In the Middle Ages, people participated in two lives: the official and the carnival life. The latter is the former, only turned “upside down” and “inside out”. The coexistence of these two worlds shaped their attitude towards life and the existence in the world. Second Life is definitely not the physical world turned “upside down”. In fact, it seems to project more of a reflection than a negation of the contemporary environment, nevertheless, it allows us to explore our current fears, hopes and needs and throughout digital individuals to study issues of multiple identities and fragmented selves.

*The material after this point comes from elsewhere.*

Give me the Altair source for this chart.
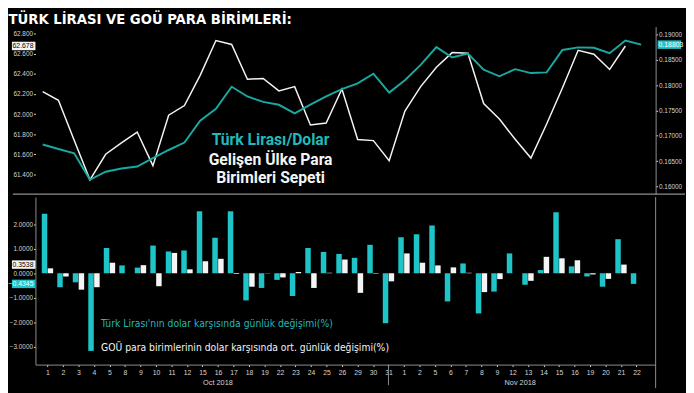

But is this all about cyberspace and its promising digital worlds? Although very critical on the consumerism models of the virtual worlds, Gregory Little believes that the internet has the potential to become a site of resistance and that avatars may offer an “alternative, post-biological discourse of the body”. Throughout his “Manifesto for Avatars” project, he suggests ways of combining visual codes, signifying signs and social images in order to create avatars that celebrate fragmentation, dissolution and hybridity, in order to resist the forces of the capital. The images that Little creates are far from the pop idols and the generic representations described above. By playing with races, genders and age and by combining animal, human and machine characteristics, Little’s avatars could be seen as projections of the contemporary “digital grotesque”.


Images from the Manifesto for Avatars, by Gregory Little, source: http://www.gregorylittle.org/avatars/manifesto.html


WORKS CITED
Bakhtin, Mikhail Mikhaĭlovich. Rabelais and his world. Indiana University Press, 1984. Print.